Why “girly” shouldn’t be viewed as weak

Here’s my thing: I remember talking about this in university, in the early 90s. And I know someone who was 4-year-old boy in the mid-80s who loved My Pretty Pony, and he grew up to be an average straight guy, for whatever that matters.

What I want to know is how to get past this particular Groundhog Day scenario. It’s – it’s important, but it’s also gotten so damn boring.

I think it’s a matter of giving up on collective stereotypes. People use them because they are easy, not accurate or fair. Categorizing things, people, and situations can be useful and even necessary - but I use my own categories, and retire them when no longer useful. Notions of sex, race etc are classes of person which people identify as being collectively rather than personally real. So “girly” means whatever you think it should mean. FWIW, the same applies to “weak” as well. Put the responsibility on the speaker to tell you their version of what the label means, and deny whatever baggage supposedly comes with it.
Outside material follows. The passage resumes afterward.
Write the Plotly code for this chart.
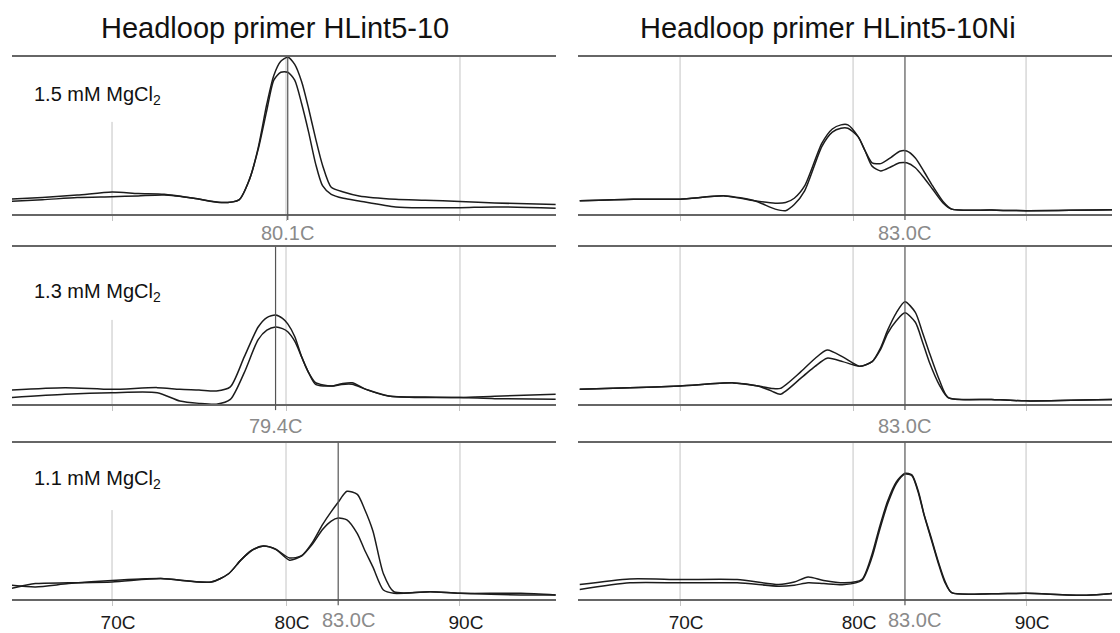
import plotly.graph_objects as go

# The page body has an 8px margin, so the figure is drawn 8px in from the window edge.
OFF = 8
W, H = 1120 - OFF, 633 - OFF

# ---------------- data (temperature in C, signal in % of panel height) ----------------
temps_L1 = [64.2, 66, 68, 70, 71.5, 73, 74.7, 76.3, 77.3, 77.9, 78.4, 78.9, 79.3, 79.7, 80.1, 80.5,
            80.9, 81.3, 81.7, 82.1, 82.6, 83.3, 84.2, 86.3, 88, 90, 92, 95.5]
L1_a = [9.5, 10.5, 12, 14, 13, 12.5, 10, 7.3, 9, 22, 42, 70, 88, 97, 99.6, 95,
        84, 67, 48, 31, 17, 14, 11.5, 9.4, 8.8, 8, 7, 6]
L1_b = [8, 9, 10.5, 11, 11.5, 12, 10, 7.3, 9, 22, 41, 66, 85, 90, 90, 85,
        70, 52, 32, 18, 12.5, 10, 8.3, 4.5, 4, 4, 4.5, 3.7]

temps_L2 = [64.2, 67.3, 70, 72.6, 73.9, 75, 76, 76.8, 77.6, 78.4, 78.9, 79.4, 79.8, 80.1, 80.5,
            80.9, 81.3, 81.7, 82.6, 83.2, 83.8, 84.6, 85.9, 88, 90, 92, 95.5]
L2_a = [9, 10.5, 9.4, 10.5, 9.4, 9, 8.4, 11, 30, 49, 55, 56.6, 54.5, 51, 43,
        30, 20, 12.6, 11.5, 13, 13.6, 9.4, 5.2, 4.5, 4.2, 5, 6.3]
L2_b = [4.2, 6.3, 7.3, 7.3, 2, 0.5, 0, 3, 20, 41, 47, 49, 48, 46, 40,
        30, 20, 13.6, 11.5, 12.5, 12.6, 9.4, 5.2, 4.2, 4.2, 3.5, 3.1]

temps_L3 = [64.2, 65.6, 67.5, 70, 72.8, 75.7, 76.7, 77.4, 78, 78.7, 79.4, 80.2, 80.9, 81.5, 82.1,
            82.6, 83.0, 83.5, 84.1, 84.5, 85.0, 85.6, 86.2, 88.3, 90, 93.5, 95.5]
L3_a = [9, 7.9, 10, 12, 13.2, 11, 16.3, 25, 31, 34, 32, 26.4, 27.8, 36, 47.7,
        56, 62, 69, 67, 58, 43.5, 16.3, 4.8, 4.8, 3.8, 2.7, 2.7]
L3_b = [6.9, 10, 10.5, 11, 13.2, 11, 16.3, 25, 31, 34, 32, 25, 27.8, 35, 44.6,
        50, 51.9, 50.8, 42, 32, 20.5, 5.9, 3.8, 4.8, 3.8, 3.8, 2.7]

temps_R1 = [64.2, 67.3, 70, 72.6, 74.3, 75.5, 76.1, 76.6, 77.2, 78.2, 78.8, 79.3, 79.7, 80.3,
            80.7, 81.1, 81.6, 82.2, 82.7, 83.1, 83.6, 84.1, 84.6, 85.2, 85.7, 88, 90, 95.5]
R1_a = [8.4, 9.4, 9.4, 11.5, 8.4, 6.9, 7.3, 10, 17.8, 45, 54, 56.6, 56.6, 49,
        40, 32.5, 32, 36, 39.8, 40, 35.6, 27, 17.8, 8, 3.1, 2.5, 2.1, 2.7]
R1_b = [8.4, 9.4, 9.4, 11.5, 8.4, 3.1, 2.1, 6, 14.7, 43, 52, 54.5, 54.5, 49,
        40, 30.4, 27.3, 30, 32.5, 32.5, 29.4, 23, 15.7, 7, 3.1, 2.5, 2.1, 2.7]

temps_R2 = [64.2, 67.1, 70, 73.1, 74.5, 75.3, 75.8, 77.0, 77.8, 78.5, 79.4, 80.0, 80.4, 81.1,
            81.6, 82.0, 82.5, 83.0, 83.6, 84.0, 84.4, 85.0, 85.5, 88, 90, 95.5]
R2_a = [9.4, 10.4, 11.5, 13.5, 11.5, 10, 10, 20.8, 29, 34.4, 30, 26, 24, 27,
        36, 47, 58, 65, 58.3, 46, 33, 15, 4.2, 3, 2.1, 3.1]
R2_b = [9.4, 10.4, 11.5, 13.5, 11.5, 8.3, 6.3, 16.7, 24, 29.2, 27, 25, 24, 27,
        35, 45, 53, 58, 52, 40, 27, 12, 4.2, 3, 2.1, 3.1]

temps_R3 = [64.2, 67.1, 70, 73.3, 75.7, 76.6, 77.4, 78.3, 79.5, 80.5, 81.1, 81.5, 82.0, 82.5,
            83.0, 83.4, 83.8, 84.1, 84.5, 84.9, 85.3, 85.7, 88, 90, 93.5, 95.5]
R3_a = [9.4, 13, 12.6, 12.6, 9.4, 11, 14.2, 12, 10.5, 12.6, 29, 45, 62.8, 75,
        80.5, 79.5, 68, 54.4, 40, 25, 12, 4.2, 3.5, 3.8, 2.5, 4.2]
R3_b = [6.3, 10.5, 10.5, 10.5, 8.4, 9, 10.5, 10, 9.4, 12, 27, 43, 61, 74,
        80, 79, 67, 54, 39, 24, 11, 4.2, 3.5, 3.8, 2.5, 4.2]

column_titles = ["Headloop primer HLint5-10", "Headloop primer HLint5-10Ni"]
mg_labels = ["1.5 mM MgCl<sub>2</sub>", "1.3 mM MgCl<sub>2</sub>", "1.1 mM MgCl<sub>2</sub>"]
marker_temps = {"L": [80.1, 79.4, 83.0], "R": [83.0, 83.0, 83.0]}
tick_vals = [70, 80, 90]
tick_text = ["70C", "80C", "90C"]

series = {
    ("L", 0): (temps_L1, L1_a, L1_b), ("R", 0): (temps_R1, R1_a, R1_b),
    ("L", 1): (temps_L2, L2_a, L2_b), ("R", 1): (temps_R2, R2_a, R2_b),
    ("L", 2): (temps_L3, L3_a, L3_b), ("R", 2): (temps_R3, R3_a, R3_b),
}

# ---------------- layout geometry (screen pixels) ----------------
row_top = [57, 249, 447]
row_bot = [216, 408, 605]
col_px = {"L": (12, 556), "R": (578, 1120)}
col_range = {"L": [64.25, 95.52], "R": [64.1, 95.43]}
label_gap_y = [235, 430, 626]
mg_label_y = [96, 295, 484]
gridline_start = [58.5, 53.5, 57.0]   # left-panel 70C gridline hidden above this (under label)


def py(p):
    return 1 - (p - OFF) / H


def px(p):
    return (p - OFF) / W


fig = go.Figure()
layout = dict(width=W, height=H, margin=dict(l=0, r=0, t=0, b=0),
              paper_bgcolor="white", plot_bgcolor="white", showlegend=False,
              font=dict(family="Liberation Sans, Arial, sans-serif", color="#222"))
shapes = []
annotations = []

LINE = "#1c1c1c"
AXIS = "#666666"
GRID = "#c4c4c4"
MARK = "#555555"
MLAB = "#8a8a8a"

idx = 0
for row in range(3):
    for col in ["L", "R"]:
        idx += 1
        xa = "xaxis" if idx == 1 else f"xaxis{idx}"
        ya = "yaxis" if idx == 1 else f"yaxis{idx}"
        xr = "x" if idx == 1 else f"x{idx}"
        yr = "y" if idx == 1 else f"y{idx}"
        x0, x1 = col_px[col]
        bottom = row == 2
        layout[xa] = dict(domain=[max(px(x0), 0), min(px(x1), 1)], range=col_range[col], anchor=yr,
                          showgrid=False, zeroline=False, showline=True, mirror=True,
                          linecolor=AXIS, linewidth=2,
                          tickmode="array", tickvals=tick_vals, ticktext=tick_text,
                          ticks="outside", ticklen=5, tickcolor=GRID, tickwidth=1,
                          showticklabels=bottom, ticklabelshift=6,
                          tickfont=dict(size=19, color="#1a1a1a"), fixedrange=True)
        layout[ya] = dict(domain=[py(row_bot[row]), py(row_top[row])], range=[0, 100],
                          anchor=xr, visible=False, fixedrange=True)
        t, a, b = series[(col, row)]
        for yv in (b, a):
            fig.add_trace(go.Scatter(x=t, y=yv, mode="lines", xaxis=xr, yaxis=yr,
                                     line=dict(color=LINE, width=1.5, shape="spline", smoothing=0.7),
                                     hoverinfo="skip"))
        # light vertical gridlines
        for tv in tick_vals:
            top_v = 100
            if col == "L" and tv == 70:
                top_v = gridline_start[row]
            shapes.append(dict(type="line", xref=xr, yref=yr, x0=tv, x1=tv, y0=0, y1=top_v,
                               line=dict(color=GRID, width=1), layer="below"))
        # melting-peak marker line
        mt = marker_temps[col][row]
        shapes.append(dict(type="line", xref=xr, yref="paper", x0=mt, x1=mt,
                           y0=py(row_bot[row] + 6), y1=py(row_top[row]),
                           line=dict(color=MARK, width=1.2), layer="above"))
        xshift = 10 if bottom else 0
        annotations.append(dict(text=f"{mt:.1f}C", xref=xr, yref="paper", x=mt, y=py(label_gap_y[row]),
                                xanchor="center", yanchor="middle", showarrow=False, xshift=xshift,
                                font=dict(size=20, color=MLAB)))
        if col == "L":
            annotations.append(dict(text=mg_labels[row], xref="paper", yref="paper",
                                    x=px(32), y=py(mg_label_y[row]), xanchor="left", yanchor="middle",
                                    showarrow=False, font=dict(size=20, color="#111")))

for i, title in enumerate(column_titles):
    cx = [275, 828][i]
    annotations.append(dict(text=title, xref="paper", yref="paper", x=px(cx), y=py(28),
                            xanchor="center", yanchor="middle", showarrow=False,
                            font=dict(size=29, color="#111")))

layout["shapes"] = shapes
layout["annotations"] = annotations
fig.update_layout(**layout)
fig.write_html("out.html")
As long as people assume that they automatically know what is meant by girly, black, cis, manager, conservative, scientist, homeless, etc then people will keep running in circles WRT to these things without essentially knowing anything.

This is a subject I’ve had to come to terms with recently. I want my daughter to be intelligent, self-confident, strong-willed, …etc. She proves to be developing on this track everyday. However, she loves girly things. This at first made me very nervous, because I thought it equated to a higher possibilty of her blindly conforming to the prevailing expected female gender roles. It wasn’t until I noticed that she identified with the character Honey Lemon, from the movie Big Hero 6, that I realized I will have to drop my picture of what my independent daughter should look like. I now realize that I have to integrate those “girly” emblems when we build science projects and such. It works too. She loves her pink-colored home made lava lamp, and her purple (with gold glitter) soda bottle vortex generator.

Like a lot of nerdy boys, a lot of the bullying I experienced involved accusations that I was not properly masculine, so I habitually thought of myself as some sort of outsider with respect to gender. And I see that in a lot of discussions of misogyny in nerd culture, there’s usually someone arguing that they can’t be sexist, because they, as a nerd, were bullied for not really being masculine. Of course, that misses that there’s more than one model of masculinity, and the male nerd is one of them.

More important, though, is that the rejection of a model of masculinity usually doesn’t involve much positive acceptance of feminine traits.

There are some curious exceptions: there’s the curious thing about long hair in men, which is somehow simultaneously a subversion of gender roles, and an affirmation of masculinity. Notice how often male protagonists in fantasy literature are described as having long hair.

The other day, I caught myself: I was in a store, looking at a set of four reusable plastic sporks. I hesitated to buy them, because one of the four was pink. And, y’know, pink. Never use pink. Because… Oh.